Forest stands of contrasting ages are commonly juxtaposed within floodplains, a consequence of the spatial heterogeneity of flood disturbances. Flooding and ecological succession also drive wide variation in soil nitrogen (N) cycling across floodplain landscapes. We hypothesized that N pools and fluxes could be explained primarily by years since scouring (stand age) and secondarily by the quantity and N content of deposited soil and the composition of the plant community. For each of 55 plots within a 15 km2 alluvial floodplain in northwest Montana, we estimated the stand age using tree rings from the largest trees in that 400 m2 plot. We then investigated the dependence of soil N pools (NH4+, NO3- + NO2-, and total N) and fluxes (N fixation, denitrification, and N mineralization) on stand age and other plot-specific characteristics.
Results/Conclusions
During succession, dominant vegetation transitioned from cottonwood seedlings to mature cottonwoods to mixed cottonwoods and spruces to mature spruces.

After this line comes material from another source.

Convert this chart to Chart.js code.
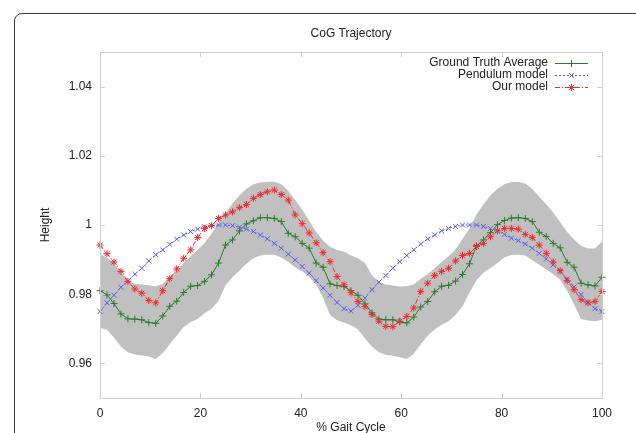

From recently disturbed gravel bars to 150-year-old spruce stands, total soil N at 0-15 cm ranged from <25 to >400 g N m-2 (<150 to >2100 µg N [g sieved soil]-1), a mean accumulation rate of 9.3 µg N [g soil]-1 yr-1 (r2=0.38; p<0.0001). Thickness of cobble-free soil increased at ~2 cm yr-1 with stand age (r2=0.25; p<0.001). Despite the variable N concentrations of newly deposited sediments (70-990 µg N [g soil]-1), soil thickness explained an additional 7% of variation in soil nitrogen after stand age (p<0.01). Midsummer soil N fixation rates (0-100 µg N m-2 hr-1) exceeded denitrification rates (rarely >4 µg N m-2 hr-1) and peaked in the mature cottonwood stage of succession. While alders grew in only 16 of 55 plots, herbaceous legumes were found at most early-to-mid-successional plots and may be more consistent N sources in this floodplain than in others described in the literature. Our results suggest that patch-scale differences in hydrology and vegetation may indeed contribute to spatial patterns in N accumulation rates across the floodplain.